In his petition he alleged that he brings the action in timely fashion pursuant to § 537.046, RSMo 1994, in that, for purposes of that statute he did not discover the abuse until October 1990.
Section 537.046 became effective on August 28,1990, and provides:
2. In any civil action for recovery of damages suffered as a result of childhood sexual abuse, the time for commencement of the action shall be within five years of the date the plaintiff attains the age of eighteen or with three years of the date the plaintiff discovers or reasonably should have discovered that the injury or illness was caused by child sexual abuse, whichever later occurs.

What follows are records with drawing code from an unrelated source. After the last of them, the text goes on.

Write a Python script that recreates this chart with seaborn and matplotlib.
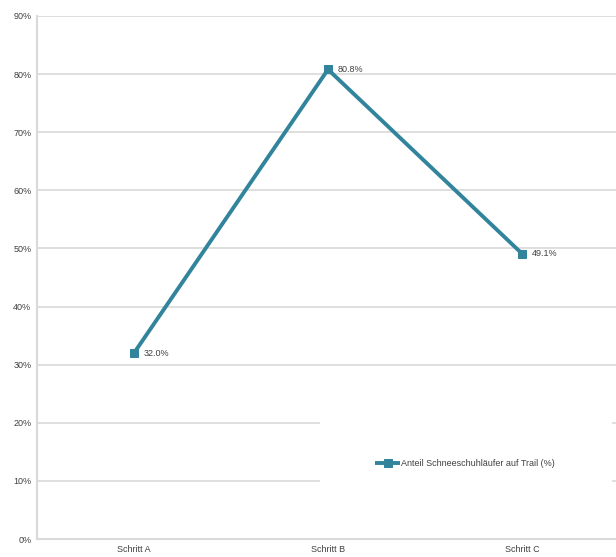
import matplotlib
matplotlib.use("Agg")
import matplotlib.pyplot as plt
from matplotlib.patches import Rectangle
import pandas as pd
import seaborn as sns

steps = ["Schritt A", "Schritt B", "Schritt C"]
share = [32.0, 80.8, 49.1]
series_name = "Anteil Schneeschuhläufer auf Trail (%)"
y_ticks = [0, 10, 20, 30, 40, 50, 60, 70, 80, 90]

df = pd.DataFrame({"step": steps, "share": share, "series": series_name})

sns.set_style("white")
plt.rcParams["font.family"] = ["Liberation Sans", "DejaVu Sans"]

line_color = "#31849B"
grid_color = "#d9d9d9"

fig = plt.figure(figsize=(6.16, 5.57), dpi=100)
ax = fig.add_axes([0.060, 0.0323, 0.945, 0.9390])

sns.lineplot(data=df, x="step", y="share", hue="series", palette=[line_color],
             marker="s", markersize=5.5, linewidth=2.8, markeredgecolor=line_color,
             sort=False, ax=ax, zorder=3)

for i, v in enumerate(share):
    ax.annotate(f"{v:.1f}%", (i, v), xytext=(7, 0), textcoords="offset points",
                va="center", ha="left", fontsize=6.5, color="#404040")

ax.set_xlim(-0.5, 2.5)
ax.set_ylim(0, 90)
ax.set_yticks(y_ticks)
ax.set_yticklabels([f"{t}%" for t in y_ticks])
ax.yaxis.grid(True, color=grid_color, linewidth=1.2, zorder=0)
ax.set_axisbelow(True)
ax.tick_params(axis="both", labelsize=6.5, colors="#404040", length=0, pad=4)
ax.set_xlabel("")
ax.set_ylabel("")

for s in ["top", "right"]:
    ax.spines[s].set_visible(False)
for s in ["left", "bottom"]:
    ax.spines[s].set_color(grid_color)
    ax.spines[s].set_linewidth(1.5)

# white legend area covering the lower gridlines
ax.add_patch(Rectangle((0.486, 0.02), 0.502, 0.25, transform=ax.transAxes,
                       facecolor="white", edgecolor="none", zorder=1))

leg = ax.legend(loc="center", bbox_to_anchor=(0.735, 0.145), frameon=False,
                fontsize=6.5, handlelength=2.8, handletextpad=0.05)
for t in leg.get_texts():
    t.set_color("#404040")
for h in leg.legend_handles:
    h.set_solid_capstyle("butt")

fig.savefig("out.png", dpi=100)
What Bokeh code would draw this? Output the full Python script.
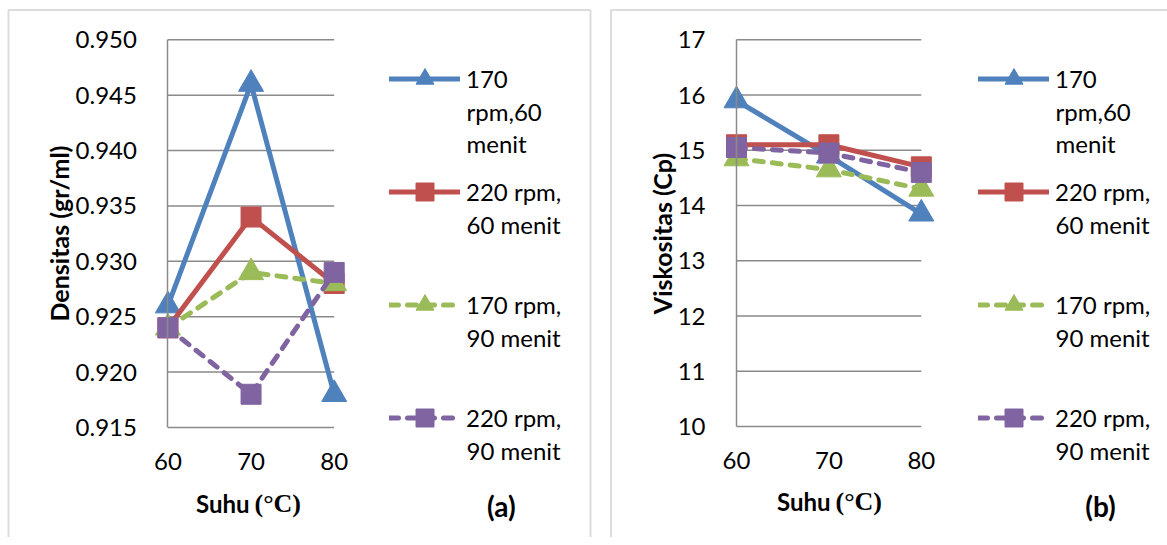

The suit here was filed when plaintiff was 38 years old, well beyond the five years after age eighteen set forth in the statute. It was also filed more than three years after the admitted date when plaintiff was aware he had a cause of action, October 1990.
Judgment affirmed.
. Plaintiff’s allegation of October, 1990, as the date when the cause of action accrued differentiates this case from Sheehan v. Sheehan, 901 S.W.2d 57 (Mo. banc 1995) wherein the petition was silent on accrual date.
. The discovery provision of § 537.046 is worded differently than the “capable of ascertainment” language found in § 516.100. Whether the provisions are different in fact has not been decided at this point. But it is to be noted that neither § 516.100 nor § 516.170 apply to § 537.046 as each by express language is limited to "sections 516.100 to 516.370”.